Aunque les suene a ustedes a frivolidad, me parece muy bien que la Princesa de Asturias, antes Letizia Ortiz Rocasolano, periodista que fue, esté considerada como una de las mujeres más elegantes del mundo por el ojo crítico y experto de 'Vanity Fair'. Es bueno que quien será la reina de España tenga pátina y homologación de elegancia en un mundo en el que la imagen cuenta más que cualquier otra cualidad imaginable. Pero está claro que eso no es todo.
Desde la distancia, he asistido, como todos, a la lenta transformación de la periodista a la que conocí brevemente como profesional. Doña Letizia se ha vuelto un personaje más cauto y, por tanto, más distante; más correcto y, por ende, menos simpático. Hay un algo de rigidez y encorsetamiento en su buen estar, un punto de demasiado evidente escuela-de-la-perfecta-princesa.
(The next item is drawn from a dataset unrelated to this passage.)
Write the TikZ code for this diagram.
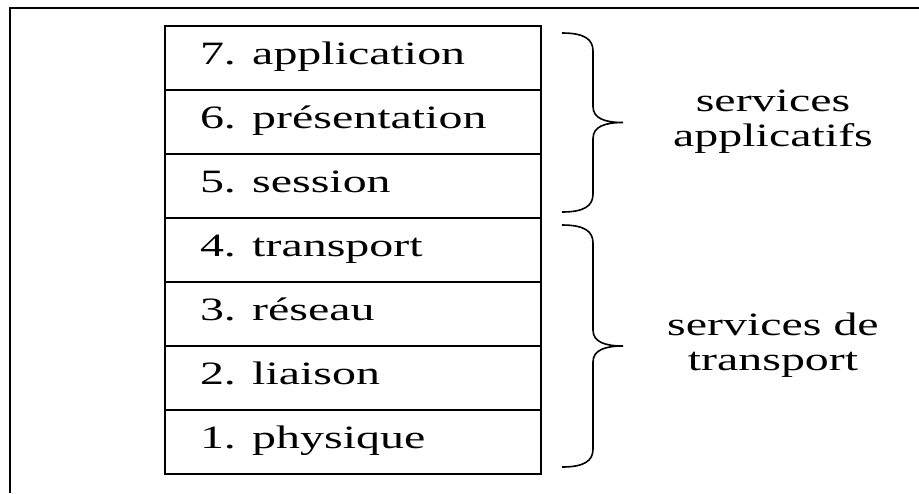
\documentclass[tikz,border=0pt]{standalone}
\usepackage{fontspec}
\setmainfont{Liberation Serif}[FakeStretch=1.47]
\usetikzlibrary{positioning,calc}

% curly brace between two named points, opening to the right
\newcommand{\accolade}[2]{%
  \draw[accol] (#1) .. controls +(22,0) and +(0,-12) .. ($(#1)+(31,18)$)
    -- ($(#1)!0.5!(#2)+(31,-16)$) .. controls +(0,12) and +(-18,0) .. ($(#1)!0.5!(#2)+(61,0)$)
    .. controls +(-18,0) and +(0,-12) .. ($(#1)!0.5!(#2)+(31,16)$)
    -- ($(#2)+(31,-18)$) .. controls +(0,12) and +(22,0) .. (#2);}

\begin{document}
\begin{tikzpicture}[x=0.5pt,y=-0.5pt,font=\fontsize{16.3}{17.5}\selectfont,
  layer/.style={draw,line width=0.9pt,outer sep=0pt,inner xsep=17.5pt,inner ysep=0pt,
    text width=153pt,align=left,minimum height=32pt,text height=0.9em,text depth=0.22em},
  accol/.style={line width=0.8pt},
  groupe/.style={align=center}]
  \useasboundingbox (0,0) rectangle (919,493);
  \draw[line width=1pt] (10,493) -- (10,8) -- (919,8);
  % the seven layers
  \foreach \n/\t in {7/application,6/présentation,5/session,4/transport,3/réseau,2/liaison,1/physique}
    \node[layer] (l\n) at (353,{58+64*(7-\n)}) {\n. \t};
  % groups
  \coordinate (h1) at ([xshift=10.5pt,yshift=-3.5pt]l7.north east);
  \coordinate (b1) at ([xshift=10.5pt,yshift=3pt]l5.south east);
  \coordinate (h2) at ([xshift=10.5pt,yshift=-3.5pt]l4.north east);
  \coordinate (b2) at ([xshift=10.5pt,yshift=3.5pt]l1.south east);
  \accolade{h1}{b1}
  \accolade{h2}{b2}
  \node[groupe] (appl) at (773,122) {services\\applicatifs};
  \node[groupe] (transp) at (773,345) {services de\\transport};
\end{tikzpicture}
\end{document}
Siempre me he declarado monárquico, que no meramente, como una mayoría, juancarlista. Y siempre he reconocido que, hasta donde se me alcanza, Don Felipe de Borbón tiene todas las cualidades, menos la de la proximidad, para ser un gran Felipe VI, un buen rey de España, cuando le toque. Pero, tanto él como la Princesa, tendrán que ganarse día a día el puesto de trabajo y el sillón en el Palacio de Oriente. Me parece que el heredero de la Corona española y su esposa necesitan algún 'plan de comunicación' que los dé a conocer a los españoles en todos los órdenes, más allá de esas imágenes acuáticas a las que, año tras año, nos tiene acostumbrados la familia real en sus vacaciones mallorquinas.